> **WHAT IS REQUIRED**: Return the data exactly, with all pictures removed.

> **SUPPLIED DATA**:
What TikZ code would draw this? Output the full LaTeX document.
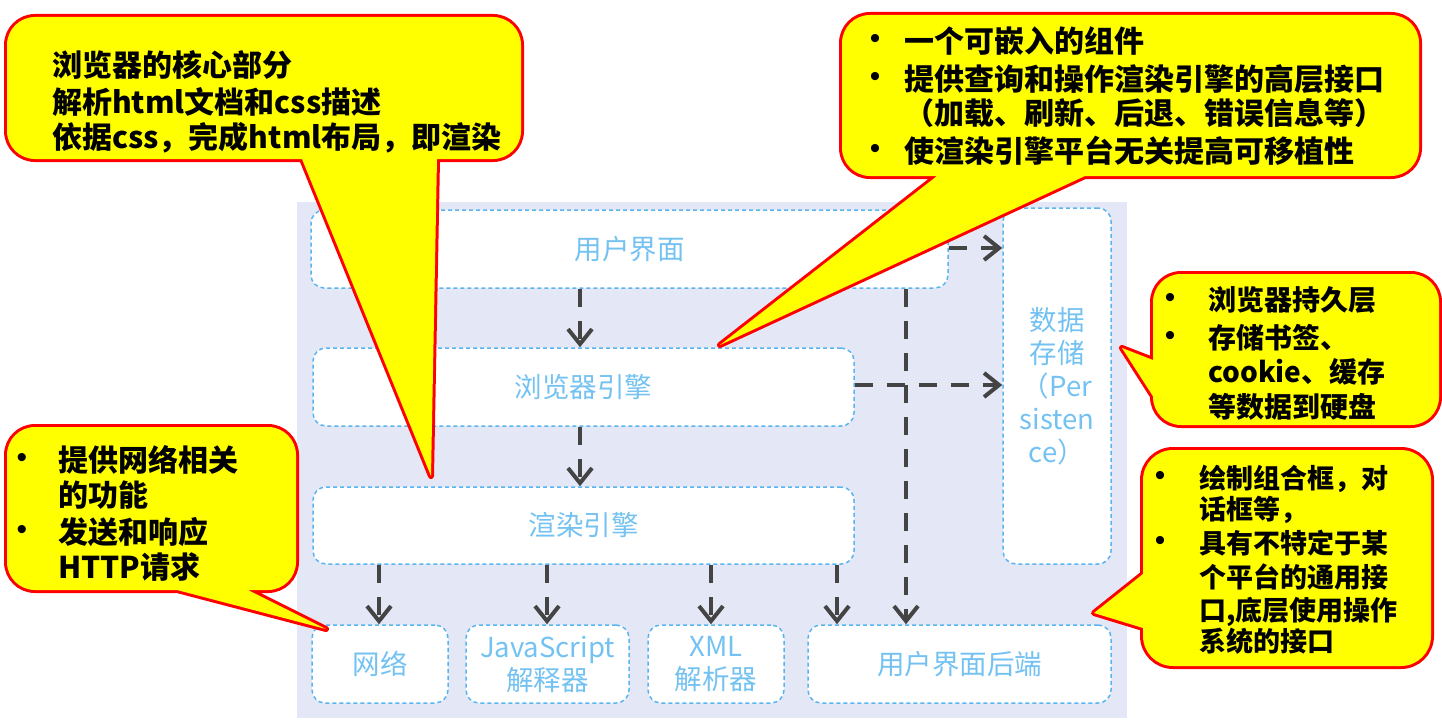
\documentclass[tikz,border=0pt]{standalone}
\usepackage{fontspec}
\setmainfont{Liberation Sans}
\newfontfamily\cjk{Noto Sans CJK SC}
\usetikzlibrary{arrows.meta}
\definecolor{panelbg}{HTML}{E4E8F6}
\definecolor{boxblue}{HTML}{5AB4F0}
\definecolor{txtblue}{HTML}{74C2F2}
\definecolor{arrgrey}{HTML}{444444}
\definecolor{calyellow}{HTML}{FFFF00}
\definecolor{calred}{HTML}{FF0000}
\begin{document}
\begin{tikzpicture}[x=1pt,y=-1pt,
  comp/.style={draw=boxblue, line width=1.5pt, dash pattern=on 4pt off 3pt, fill=white,
    rounded corners=13pt, text=txtblue, font=\cjk\fontsize{27.5}{33}\selectfont, align=center, inner sep=0pt},
  flow/.style={draw=arrgrey, line width=3.5pt, dash pattern=on 18pt off 14pt,
    -{Straight Barb[length=15pt,width=24pt,line width=4pt]}},
  callstroke/.style={draw=calred, line width=6pt, line join=round},
  callfill/.style={fill=calyellow},
  clA/.style={anchor=west, inner sep=0pt, text height=26.4pt, text depth=3.6pt, font=\cjk\bfseries\fontsize{30}{36}\selectfont},
  clB/.style={anchor=west, inner sep=0pt, text height=24.6pt, text depth=3.4pt, font=\cjk\bfseries\fontsize{28}{34}\selectfont},
  clC/.style={anchor=west, inner sep=0pt, text height=23.8pt, text depth=3.2pt, font=\cjk\bfseries\fontsize{27}{33}\selectfont},
  bul/.style={anchor=center, inner sep=0pt, font=\fontsize{30}{30}\selectfont},
]
\useasboundingbox (0,0) rectangle (1442,725);
\fill[white] (0,0) rectangle (1442,725);
% panel
\fill[panelbg] (297,202) rectangle (1127,718);

% components
\node[comp, minimum width=637pt, minimum height=78pt] (ui)  at (629.5,249) {用户界面};
\node[comp, minimum width=541pt, minimum height=78pt] (be)  at (583.5,387) {浏览器引擎};
\node[comp, minimum width=541pt, minimum height=77pt] (re)  at (583.5,525.5) {渲染引擎};
\node[comp, minimum width=108pt, minimum height=356pt] (ds) at (1057,386) {数据\\存储\\（Per\\sisten\\ce）};
\node[comp, minimum width=136pt, minimum height=78pt] (net) at (380,664) {网络};
\node[comp, minimum width=163pt, minimum height=78pt] (js)  at (547.5,664) {JavaScript\\解释器};
\node[comp, minimum width=136pt, minimum height=78pt] (xml) at (716,664) {XML\\解析器};
\node[comp, minimum width=303pt, minimum height=78pt] (uib) at (959.5,664) {用户界面后端};

% connectors
\draw[flow] (ui.south -| 580,0) -- (be.north -| 580,0);
\draw[flow] (be.south -| 580,0) -- (re.north -| 580,0);
\draw[flow] (ui.east |- 0,248) -- (ds.west |- 0,248);
\draw[flow] (be.east |- 0,385) -- (ds.west |- 0,385);
\draw[flow] (ui.south -| 906,0) -- (uib.north -| 906,0);
\draw[flow] (re.south -| 379,0) -- (net.north -| 379,0);
\draw[flow] (re.south -| 547,0) -- (js.north -| 547,0);
\draw[flow] (re.south -| 711,0) -- (xml.north -| 711,0);
\draw[flow] (re.south -| 837,0) -- (uib.north -| 837,0);

% callout 1 (top left)
\path[callstroke] [rounded corners=28pt] (7,17) rectangle (521,159) [sharp corners] (302,159) -- (431,476) -- (437,159);
\path[callfill] [rounded corners=28pt] (7,17) rectangle (521,159) [sharp corners] (302,159) -- (431,476) -- (437,159) -- cycle;
\node[clA] (c1a) at (52,65) {浏览器的核心部分};
\node[clA] (c1b) at (52,102) {解析html文档和css描述};
\node[clA] (c1c) at (52,137) {依据css，完成html布局，即渲染};

% callout 2 (top right)
\path[callstroke] [rounded corners=28pt] (842,15) rectangle (1419,176) [sharp corners] (937,176) -- (720,345) -- (1085,176);
\path[callfill] [rounded corners=28pt] (842,15) rectangle (1419,176) [sharp corners] (937,176) -- (720,345) -- (1085,176) -- cycle;
\node[bul] (c2b1) at (875,41) {•};
\node[clA] (c2a) at (904,41) {一个可嵌入的组件};
\node[bul] (c2b2) at (875,79) {•};
\node[clA] (c2b) at (904,79) {提供查询和操作渲染引擎的高层接口};
\node[clA] (c2c) at (904,113) {（加载、刷新、后退、错误信息等）};
\node[bul] (c2b3) at (875,151) {•};
\node[clA] (c2d) at (904,151) {使渲染引擎平台无关提高可移植性};

% callout 3 (right middle)
\path[callstroke] [rounded corners=28pt] (1153,274) rectangle (1439,425) [sharp corners] (1153,360) -- (1122,348) -- (1165,415);
\path[callfill] [rounded corners=28pt] (1153,274) rectangle (1439,425) [sharp corners] (1153,360) -- (1122,348) -- (1165,415) -- cycle;
\node[bul] (c3b1) at (1170,300) {•};
\node[clB] (c3a) at (1208,300) {浏览器持久层};
\node[bul] (c3b2) at (1170,338) {•};
\node[clB] (c3b) at (1208,338) {存储书签、};
\node[clB] (c3c) at (1208,372) {cookie、缓存};
\node[clB] (c3d) at (1208,407) {等数据到硬盘};

% callout 4 (right bottom)
\path[callstroke] [rounded corners=30pt] (1143,450) rectangle (1431,666) [sharp corners] (1143,574) -- (1094,613) -- (1143,628);
\path[callfill] [rounded corners=30pt] (1143,450) rectangle (1431,666) [sharp corners] (1143,574) -- (1094,613) -- (1143,628) -- cycle;
\node[bul] (c4b1) at (1160,478) {•};
\node[clC] (c4a) at (1199,478) {绘制组合框，对};
\node[clC] (c4b) at (1199,509) {话框等，};
\node[bul] (c4b2) at (1160,543) {•};
\node[clC] (c4c) at (1199,543) {具有不特定于某};
\node[clC] (c4d) at (1199,577) {个平台的通用接};
\node[clC] (c4e) at (1199,610) {口,底层使用操作};
\node[clC] (c4f) at (1199,641) {系统的接口};

% callout 5 (left bottom)
\path[callstroke] [rounded corners=28pt] (7,427) rectangle (296,590) [sharp corners] (177,590) -- (326,629) -- (248,590);
\path[callfill] [rounded corners=28pt] (7,427) rectangle (296,590) [sharp corners] (177,590) -- (326,629) -- (248,590) -- cycle;
\node[bul] (c5b1) at (22,460) {•};
\node[clA] (c5a) at (58,460) {提供网络相关};
\node[clA] (c5b) at (58,495) {的功能};
\node[bul] (c5b2) at (22,532) {•};
\node[clA] (c5c) at (58,532) {发送和响应};
\node[clA] (c5d) at (58,567) {HTTP请求};
\end{tikzpicture}
\end{document}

> **EXERCISE RESULT**:
What TikZ code would draw this? Output the full LaTeX document.
\documentclass[tikz,border=0pt]{standalone}
\usepackage{fontspec}
\setmainfont{Liberation Sans}
\newfontfamily\cjk{Noto Sans CJK SC}
\usetikzlibrary{arrows.meta}
\definecolor{panelbg}{HTML}{E4E8F6}
\definecolor{boxblue}{HTML}{5AB4F0}
\definecolor{txtblue}{HTML}{74C2F2}
\definecolor{arrgrey}{HTML}{444444}
\definecolor{calyellow}{HTML}{FFFF00}
\definecolor{calred}{HTML}{FF0000}
\begin{document}
\begin{tikzpicture}[x=1pt,y=-1pt,
  comp/.style={draw=boxblue, line width=1.5pt, dash pattern=on 4pt off 3pt, fill=white,
    rounded corners=13pt, text=txtblue, font=\cjk\fontsize{27.5}{33}\selectfont, align=center, inner sep=0pt},
  flow/.style={draw=arrgrey, line width=3.5pt, dash pattern=on 18pt off 14pt,
    -{Straight Barb[length=15pt,width=24pt,line width=4pt]}},
  callstroke/.style={draw=calred, line width=6pt, line join=round},
  callfill/.style={fill=calyellow},
  clA/.style={anchor=west, inner sep=0pt, text height=26.4pt, text depth=3.6pt, font=\cjk\bfseries\fontsize{30}{36}\selectfont},
  clB/.style={anchor=west, inner sep=0pt, text height=24.6pt, text depth=3.4pt, font=\cjk\bfseries\fontsize{28}{34}\selectfont},
  clC/.style={anchor=west, inner sep=0pt, text height=23.8pt, text depth=3.2pt, font=\cjk\bfseries\fontsize{27}{33}\selectfont},
  bul/.style={anchor=center, inner sep=0pt, font=\fontsize{30}{30}\selectfont},
]
\useasboundingbox (0,0) rectangle (1442,725);
\fill[white] (0,0) rectangle (1442,725);
% panel
\fill[panelbg] (297,202) rectangle (1127,718);

% components
\node[comp, minimum width=637pt, minimum height=78pt] (ui)  at (629.5,249) {用户界面};
\node[comp, minimum width=541pt, minimum height=78pt] (be)  at (583.5,387) {浏览器引擎};
\node[comp, minimum width=541pt, minimum height=77pt] (re)  at (583.5,525.5) {渲染引擎};
\node[comp, minimum width=108pt, minimum height=356pt] (ds) at (1057,386) {数据\\存储\\（Per\\sisten\\ce）};
\node[comp, minimum width=136pt, minimum height=78pt] (net) at (380,664) {网络};
\node[comp, minimum width=163pt, minimum height=78pt] (js)  at (547.5,664) {JavaScript\\解释器};
\node[comp, minimum width=136pt, minimum height=78pt] (xml) at (716,664) {XML\\解析器};
\node[comp, minimum width=303pt, minimum height=78pt] (uib) at (959.5,664) {用户界面后端};

% connectors
\draw[flow] (ui.south -| 580,0) -- (be.north -| 580,0);
\draw[flow] (be.south -| 580,0) -- (re.north -| 580,0);
\draw[flow] (ui.east |- 0,248) -- (ds.west |- 0,248);
\draw[flow] (be.east |- 0,385) -- (ds.west |- 0,385);
\draw[flow] (ui.south -| 906,0) -- (uib.north -| 906,0);
\draw[flow] (re.south -| 379,0) -- (net.north -| 379,0);
\draw[flow] (re.south -| 547,0) -- (js.north -| 547,0);
\draw[flow] (re.south -| 711,0) -- (xml.north -| 711,0);
\draw[flow] (re.south -| 837,0) -- (uib.north -| 837,0);

% callout 1 (top left)
\path[callstroke] [rounded corners=28pt] (7,17) rectangle (521,159) [sharp corners] (302,159) -- (431,476) -- (437,159);
\path[callfill] [rounded corners=28pt] (7,17) rectangle (521,159) [sharp corners] (302,159) -- (431,476) -- (437,159) -- cycle;
\node[clA] (c1a) at (52,65) {浏览器的核心部分};
\node[clA] (c1b) at (52,102) {解析html文档和css描述};
\node[clA] (c1c) at (52,137) {依据css，完成html布局，即渲染};

% callout 2 (top right)
\path[callstroke] [rounded corners=28pt] (842,15) rectangle (1419,176) [sharp corners] (937,176) -- (720,345) -- (1085,176);
\path[callfill] [rounded corners=28pt] (842,15) rectangle (1419,176) [sharp corners] (937,176) -- (720,345) -- (1085,176) -- cycle;
\node[bul] (c2b1) at (875,41) {•};
\node[clA] (c2a) at (904,41) {一个可嵌入的组件};
\node[bul] (c2b2) at (875,79) {•};
\node[clA] (c2b) at (904,79) {提供查询和操作渲染引擎的高层接口};
\node[clA] (c2c) at (904,113) {（加载、刷新、后退、错误信息等）};
\node[bul] (c2b3) at (875,151) {•};
\node[clA] (c2d) at (904,151) {使渲染引擎平台无关提高可移植性};

% callout 3 (right middle)
\path[callstroke] [rounded corners=28pt] (1153,274) rectangle (1439,425) [sharp corners] (1153,360) -- (1122,348) -- (1165,415);
\path[callfill] [rounded corners=28pt] (1153,274) rectangle (1439,425) [sharp corners] (1153,360) -- (1122,348) -- (1165,415) -- cycle;
\node[bul] (c3b1) at (1170,300) {•};
\node[clB] (c3a) at (1208,300) {浏览器持久层};
\node[bul] (c3b2) at (1170,338) {•};
\node[clB] (c3b) at (1208,338) {存储书签、};
\node[clB] (c3c) at (1208,372) {cookie、缓存};
\node[clB] (c3d) at (1208,407) {等数据到硬盘};

% callout 4 (right bottom)
\path[callstroke] [rounded corners=30pt] (1143,450) rectangle (1431,666) [sharp corners] (1143,574) -- (1094,613) -- (1143,628);
\path[callfill] [rounded corners=30pt] (1143,450) rectangle (1431,666) [sharp corners] (1143,574) -- (1094,613) -- (1143,628) -- cycle;
\node[bul] (c4b1) at (1160,478) {•};
\node[clC] (c4a) at (1199,478) {绘制组合框，对};
\node[clC] (c4b) at (1199,509) {话框等，};
\node[bul] (c4b2) at (1160,543) {•};
\node[clC] (c4c) at (1199,543) {具有不特定于某};
\node[clC] (c4d) at (1199,577) {个平台的通用接};
\node[clC] (c4e) at (1199,610) {口,底层使用操作};
\node[clC] (c4f) at (1199,641) {系统的接口};

% callout 5 (left bottom)
\path[callstroke] [rounded corners=28pt] (7,427) rectangle (296,590) [sharp corners] (177,590) -- (326,629) -- (248,590);
\path[callfill] [rounded corners=28pt] (7,427) rectangle (296,590) [sharp corners] (177,590) -- (326,629) -- (248,590) -- cycle;
\node[bul] (c5b1) at (22,460) {•};
\node[clA] (c5a) at (58,460) {提供网络相关};
\node[clA] (c5b) at (58,495) {的功能};
\node[bul] (c5b2) at (22,532) {•};
\node[clA] (c5c) at (58,532) {发送和响应};
\node[clA] (c5d) at (58,567) {HTTP请求};
\end{tikzpicture}
\end{document}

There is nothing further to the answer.